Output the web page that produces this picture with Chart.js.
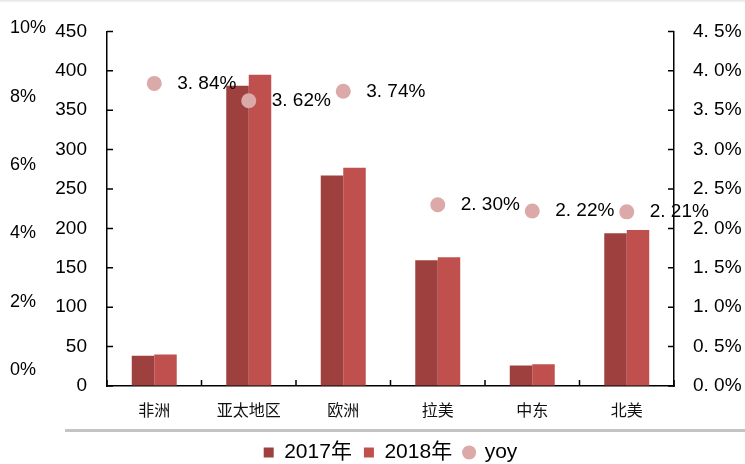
<!DOCTYPE html>
<html>
<head>
<meta charset="utf-8">
<script src="https://cdn.jsdelivr.net/npm/chart.js@4.4.1/dist/chart.umd.min.js"></script>
<style>
html, body { margin: 0; padding: 0; background: #fff; }
#wrap { position: relative; width: 745px; height: 464px; }
#topbar { position: absolute; left: 0; top: 0; width: 745px; height: 3px; background: linear-gradient(#e4e4e4, #fff); }
#sep { position: absolute; left: 65px; top: 429px; width: 680px; height: 3px; background: #c4c4c4; }
</style>
</head>
<body>
<div id="wrap">
  <canvas id="Chart1" width="745" height="464"></canvas>
  <div id="topbar"></div>
  <div id="sep"></div>
</div>
<script>
// data
var regions = ['非洲', '亚太地区', '欧洲', '拉美', '中东', '北美'];
var sales2017 = [38.5, 381, 267, 159.5, 26, 194];
var sales2018 = [40, 395, 277, 163.5, 27.5, 198];
var yoy = [3.84, 3.62, 3.74, 2.30, 2.22, 2.21];

// tick labels
var countTicks = [0, 50, 100, 150, 200, 250, 300, 350, 400, 450];
var rateTicks = [0, 0.5, 1, 1.5, 2, 2.5, 3, 3.5, 4, 4.5];
var pctTicks = [0, 2, 4, 6, 8, 10];

var numFont = { family: "'Liberation Sans', Arial, sans-serif", size: 19 };

function fmtRate(v, d) {
  return v.toFixed(d).replace('.', '. ') + '%';
}

// short tick marks pointing into the plot
var innerTicks = {
  id: 'innerTicks',
  afterDraw: function(chart) {
    var ctx = chart.ctx;
    var area = chart.chartArea;
    var s = chart.scales;
    ctx.save();
    ctx.strokeStyle = '#000';
    ctx.lineWidth = 1.5;
    ctx.beginPath();
    countTicks.forEach(function(v) {
      var y = s.y.getPixelForValue(v);
      ctx.moveTo(area.left, y);
      ctx.lineTo(area.left + 6, y);
    });
    rateTicks.forEach(function(v) {
      var y = s.y2.getPixelForValue(v);
      ctx.moveTo(area.right, y);
      ctx.lineTo(area.right - 6, y);
    });
    for (var i = 0; i <= regions.length; i++) {
      var x = s.x.getPixelForValue(i - 0.5);
      ctx.moveTo(x, area.bottom);
      ctx.lineTo(x, area.bottom - 6);
    }
    ctx.stroke();
    ctx.restore();
  }
};

// yoy value labels next to the dots
var yoyLabels = {
  id: 'yoyLabels',
  afterDatasetsDraw: function(chart) {
    var ctx = chart.ctx;
    var meta = chart.getDatasetMeta(2);
    ctx.save();
    ctx.font = numFont.size + 'px ' + numFont.family;
    ctx.fillStyle = '#000';
    ctx.textAlign = 'left';
    ctx.textBaseline = 'middle';
    meta.data.forEach(function(pt, i) {
      ctx.fillText(fmtRate(yoy[i], 2), pt.x + 23, pt.y);
    });
    ctx.restore();
  }
};

var ctx1 = document.getElementById('Chart1').getContext('2d');
var myChart1 = new Chart(ctx1, {
  type: 'bar',
  data: {
    labels: regions,
    datasets: [{
      label: '2017年',
      data: sales2017,
      backgroundColor: '#9E403E',
      pointStyle: 'rect',
      yAxisID: 'y',
      order: 2
    }, {
      label: '2018年',
      data: sales2018,
      backgroundColor: '#C0504D',
      pointStyle: 'rect',
      yAxisID: 'y',
      order: 2
    }, {
      type: 'line',
      label: 'yoy',
      data: yoy,
      showLine: false,
      pointStyle: 'circle',
      pointRadius: 7.5,
      pointHoverRadius: 7.5,
      pointBackgroundColor: '#DCA9A9',
      pointBorderWidth: 0,
      backgroundColor: '#DCA9A9',
      borderColor: '#DCA9A9',
      yAxisID: 'y2',
      order: 0
    }]
  },
  options: {
    responsive: false,
    animation: false,
    events: [],
    categoryPercentage: 0.476,
    barPercentage: 1,
    layout: { padding: { top: 23, left: 10, right: 0, bottom: -9 } },
    plugins: {
      tooltip: { enabled: false },
      legend: {
        position: 'bottom',
        fullSize: false,
        labels: {
          usePointStyle: true,
          boxWidth: 10,
          boxHeight: 10,
          padding: 12,
          color: '#000',
          font: { family: "'Liberation Sans', 'Noto Sans CJK SC', sans-serif", size: 21 },
          sort: function(a, b) { return a.datasetIndex - b.datasetIndex; }
        }
      }
    },
    scales: {
      x: {
        grid: { display: false },
        border: { display: true, color: '#000', width: 1.5 },
        ticks: {
          color: '#111',
          padding: 6,
          font: { family: "'Noto Sans CJK SC', sans-serif", size: 16 }
        },
        afterFit: function(scale) { scale.height = 44; }
      },
      y: {
        position: 'left',
        weight: 0,
        min: 0,
        max: 450,
        bounds: 'data',
        grid: { drawOnChartArea: false, drawTicks: false },
        border: { display: true, color: '#000', width: 1.5 },
        afterBuildTicks: function(scale) {
          scale.ticks = countTicks.map(function(v) { return { value: v }; });
        },
        ticks: { autoSkip: false, padding: 20, color: '#000', font: numFont },
        afterFit: function(scale) { scale.width = 52; }
      },
      yPct: {
        type: 'linear',
        position: 'left',
        weight: 1,
        min: -0.46,
        max: 9.91,
        bounds: 'data',
        grid: { display: false },
        border: { display: false },
        afterBuildTicks: function(scale) {
          scale.ticks = pctTicks.map(function(v) { return { value: v }; });
        },
        ticks: {
          autoSkip: false,
          crossAlign: 'far',
          color: '#000',
          font: { family: numFont.family, size: 18 },
          callback: function(v) { return v + '%'; }
        },
        afterFit: function(scale) { scale.width = 45; }
      },
      y2: {
        type: 'linear',
        position: 'right',
        min: 0,
        max: 4.5,
        bounds: 'data',
        grid: { drawOnChartArea: false, drawTicks: false },
        border: { display: true, color: '#000', width: 1.5 },
        afterBuildTicks: function(scale) {
          scale.ticks = rateTicks.map(function(v) { return { value: v }; });
        },
        ticks: {
          autoSkip: false,
          padding: 19,
          color: '#000',
          font: numFont,
          callback: function(v) { return fmtRate(v, 1); }
        },
        afterFit: function(scale) { scale.width = 71; }
      }
    }
  },
  plugins: [innerTicks, yoyLabels]
});
</script>
</body>
</html>
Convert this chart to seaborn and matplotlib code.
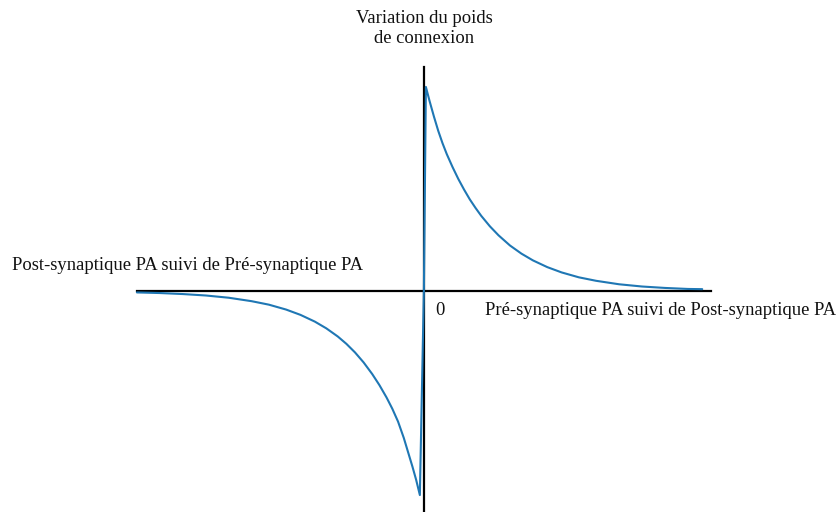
"""
STDP curve: weight change vs. spike timing (pre/post synaptic PA).
"""
import numpy as np
import pandas as pd
import matplotlib
matplotlib.use("Agg")
import matplotlib.pyplot as plt
import seaborn as sns

sns.set_theme(style="white")
plt.rcParams["font.family"] = ["Liberation Serif", "DejaVu Serif"]

# ---------- Data ----------
# delay between spikes (arbitrary units), left branch: post before pre
dt_neg = [-100, -92, -84, -76, -68, -60, -54, -48, -43, -38, -34, -30,
          -27, -24, -21, -18, -15.5, -13, -11, -9, -7, -5.5, -4, -2.7,
          -1.4]
dw_neg = [-0.007, -0.010, -0.015, -0.022, -0.033, -0.050, -0.067, -0.091,
          -0.117, -0.150, -0.183, -0.223, -0.259, -0.301, -0.350, -0.407,
          -0.461, -0.522, -0.577, -0.640, -0.720, -0.790, -0.860, -0.925,
          -1.0]
# right branch: pre before post
dt_pos = [0.7, 2, 3.5, 5, 6.5, 8, 10, 12, 14, 16, 18, 20, 23, 26, 30, 34,
          38, 43, 48, 54, 60, 68, 76, 84, 92, 97]
dw_pos = [1.0, 0.930, 0.855, 0.785, 0.724, 0.670, 0.607, 0.549, 0.497,
          0.449, 0.407, 0.368, 0.317, 0.273, 0.223, 0.183, 0.150, 0.117,
          0.091, 0.067, 0.050, 0.033, 0.022, 0.015, 0.010, 0.009]

df = pd.DataFrame({
    "dt": dt_neg + [0.0] + dt_pos,
    "dw": dw_neg + [0.0] + dw_pos,
})

# ---------- Figure ----------
fig = plt.figure(figsize=(8.38, 5.12), dpi=100)
ax = fig.add_axes([0, 0, 1, 1])
sns.lineplot(data=df, x="dt", y="dw", sort=False, color="#1f77b4",
             linewidth=1.5, ax=ax, zorder=3)

ax.set_xlim(-147.7, 144.3)
ax.set_ylim(-1.083, 1.426)

# axes drawn through the origin
for side in ["top", "right"]:
    ax.spines[side].set_visible(False)
ax.spines["left"].set_position(("data", 0))
ax.spines["bottom"].set_position(("data", 0))
ax.spines["left"].set_bounds(-1.2, 1.1)
ax.spines["bottom"].set_bounds(-100, 100)
for side in ["left", "bottom"]:
    ax.spines[side].set_color("black")
    ax.spines[side].set_linewidth(1.6)
ax.set_xticks([])
ax.set_yticks([])
ax.set_xlabel("")
ax.set_ylabel("")

fs = 13.4
ax.text(0, 1.285, "Variation du poids\nde connexion", ha="center",
        va="center", fontsize=fs, color="#111111", linespacing=1.2)
ax.text(-143.5, 0.127, "Post-synaptique PA suivi de Pré-synaptique PA",
        ha="left", va="center", fontsize=fs, color="#111111")
ax.text(4.0, -0.095, "0", ha="left", va="center", fontsize=fs,
        color="#111111")
ax.text(21.2, -0.095, "Pré-synaptique PA suivi de Post-synaptique PA",
        ha="left", va="center", fontsize=fs, color="#111111")

fig.savefig("out.png", dpi=100)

[Your goal]: Write out again exactly the lines above from the one with "Convert this chart" through the one with "ax.set_ylim(-1.083, 1.426)", adding no other lines and no pictures.

[Result]:
Convert this chart to seaborn and matplotlib code.
"""
STDP curve: weight change vs. spike timing (pre/post synaptic PA).
"""
import numpy as np
import pandas as pd
import matplotlib
matplotlib.use("Agg")
import matplotlib.pyplot as plt
import seaborn as sns

sns.set_theme(style="white")
plt.rcParams["font.family"] = ["Liberation Serif", "DejaVu Serif"]

# ---------- Data ----------
# delay between spikes (arbitrary units), left branch: post before pre
dt_neg = [-100, -92, -84, -76, -68, -60, -54, -48, -43, -38, -34, -30,
          -27, -24, -21, -18, -15.5, -13, -11, -9, -7, -5.5, -4, -2.7,
          -1.4]
dw_neg = [-0.007, -0.010, -0.015, -0.022, -0.033, -0.050, -0.067, -0.091,
          -0.117, -0.150, -0.183, -0.223, -0.259, -0.301, -0.350, -0.407,
          -0.461, -0.522, -0.577, -0.640, -0.720, -0.790, -0.860, -0.925,
          -1.0]
# right branch: pre before post
dt_pos = [0.7, 2, 3.5, 5, 6.5, 8, 10, 12, 14, 16, 18, 20, 23, 26, 30, 34,
          38, 43, 48, 54, 60, 68, 76, 84, 92, 97]
dw_pos = [1.0, 0.930, 0.855, 0.785, 0.724, 0.670, 0.607, 0.549, 0.497,
          0.449, 0.407, 0.368, 0.317, 0.273, 0.223, 0.183, 0.150, 0.117,
          0.091, 0.067, 0.050, 0.033, 0.022, 0.015, 0.010, 0.009]

df = pd.DataFrame({
    "dt": dt_neg + [0.0] + dt_pos,
    "dw": dw_neg + [0.0] + dw_pos,
})

# ---------- Figure ----------
fig = plt.figure(figsize=(8.38, 5.12), dpi=100)
ax = fig.add_axes([0, 0, 1, 1])
sns.lineplot(data=df, x="dt", y="dw", sort=False, color="#1f77b4",
             linewidth=1.5, ax=ax, zorder=3)

ax.set_xlim(-147.7, 144.3)
ax.set_ylim(-1.083, 1.426)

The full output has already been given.